Before I get started... Is it good, folks?
Or am I going to be disappointed a la the ending to The Sopranos?
:anti-italian-action:
disappointed a la the ending to The Sopranos?
I can't account for bad taste.
I'm pretty meh about it but there's one aspect of it that's absolutely brilliant. It is supposed to show life in the 60s of a white male labor aristocrat from his perspective. So people of color only barely intersect with his life and when they do, it's usually in brief moments on the periphery. Realistic for the era. Don is largely ambivalent about race (as he is most things). That doesn't make him good, it's just that black folks don't really enter his field of vision. It feels appropriate for someone like him in that time and place.

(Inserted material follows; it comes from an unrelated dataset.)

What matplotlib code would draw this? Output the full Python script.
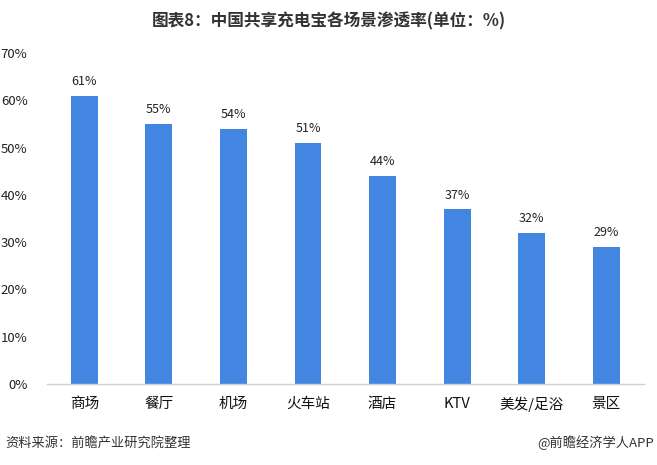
import matplotlib
matplotlib.use("Agg")
import matplotlib.pyplot as plt

plt.rcParams['font.family'] = ['Noto Sans CJK SC', 'DejaVu Sans']

categories = ['商场', '餐厅', '机场', '火车站', '酒店', 'KTV', '美发/足浴', '景区']
values = [61, 55, 54, 51, 44, 37, 32, 29]
yticks = [0, 10, 20, 30, 40, 50, 60, 70]

fig = plt.figure(figsize=(6.57, 4.65), dpi=100)
ax = fig.add_axes([0.0715, 0.174, 0.908, 0.712])

x = range(len(categories))
ax.bar(x, values, width=0.36, color='#4286E2', zorder=2)
for i, v in zip(x, values):
    ax.text(i, v + 1.6, f'{v}%', ha='center', va='bottom', fontsize=9, color='#222222')

ax.set_xlim(-0.5, len(categories) - 0.5)
ax.set_ylim(0, 70)
ax.set_yticks(yticks)
ax.set_yticklabels([f'{t}%' for t in yticks], fontsize=9.5, color='#222222')
ax.set_xticks(list(x))
ax.set_xticklabels(categories, fontsize=10.5, color='#111111')
ax.tick_params(axis='both', length=0)
ax.tick_params(axis='x', pad=9)
ax.tick_params(axis='y', pad=14)
for s in ['top', 'right', 'left']:
    ax.spines[s].set_visible(False)
ax.spines['bottom'].set_color('#d0d0d0')
ax.spines['bottom'].set_linewidth(1.0)

fig.text(0.5, 0.955, '图表8：中国共享充电宝各场景渗透率(单位：%)', ha='center', va='center',
         fontsize=12, fontweight='heavy', color='#333333')
fig.text(0.008, 0.047, '资料来源：前瞻产业研究院整理', ha='left', va='center',
         fontsize=9.5, color='#333333')
fig.text(0.995, 0.047, '@前瞻经济学人APP', ha='right', va='center',
         fontsize=9.5, color='#333333')

fig.savefig('out.png', dpi=100)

And then you have everyone else - mostly other white male labor aristocrats. They range from being openly racist to just sorta low key racist. I'm struck by the scene where they do show some blacks folks protesting outside the office building. Two young guys (not characters in the show but they work in the same building as our cast) throw balloons with ink on them. And the scene ends.
The civil rights movement - despite how massive it was to most of society at that time - itself barely registers in this show. Because that's how rich white folks in NYC would have experienced it. Something they see on the TV but not something that really mattered to them in any real way.
The way race was portrayed in Mad Men got some people upset. I think they felt black people were being ignored. Which is true, but that's also how rich enough white folks in a place like NYC lived in the 1960s. They were able to live in a blissful little white bubble where they rarely had to interact with anyone who wasn't white. And the show does intersperse enough people of color to remind you that this world you are seeing isn't the reality for most of America.
I think this approach is so much better than nearly all portrayals of mid-century America. Where most white Americans don't have a racist bone in their body (despite the fact that basically every white person in that era who wasn't leftist was pretty damn racist on some level). Or if they are racist, it's only at the beginning of the movie and once they befriend a black person for 5 minutes they immediately become anti-racist. It absolutely white washes the pervasive racism that was in White America at that time. At least Mad Men doesn't run from this reality.
Seriously, watch closely how the show portrays race and I think you'll see what I'm getting at.
Or am I going to be disappointed a la the ending to The Sopranos?
it's probably safer for you to stick to the algorithmically generated cartoons on youtube tbqh.
The later seasons drag a bit, but the ending is perfect. Very good show overall.
Good to great for what it is but the creator/showrunner is a sex pest that like sexually harassed all the girls on set afaik
The Sopranos couldn't have ended in any other way. If Tony lived it's just a ripoff of The Godfather but without a real consequence for his actions like Michael's daughter dying. If Tony died, there's too much character development across 6 seasons for it to be anything other than melodramatic or underwhelming. Ambiguity keeps the best parts of both outcomes while avoiding the pitfalls of a scene spelling out the answer.
Yeah I love the Sopranos ending and I hate how popular the "no its not ambiguous actually" reading has become. Like thinking he died is valid and there's strong support for that reading but also it's so obviously supposed to be ambiguous lol. And for me personally, the last few episodes did such a good job painting what remained of Tony's life as a psychological wasteland that it's more interesting and thematically powerful to imagine him living in that empty and hollowed out world.
It's fine. Kinda like Community, it's fun to watch if you have a so that's into it, but I mostly want to dumpster all the characters.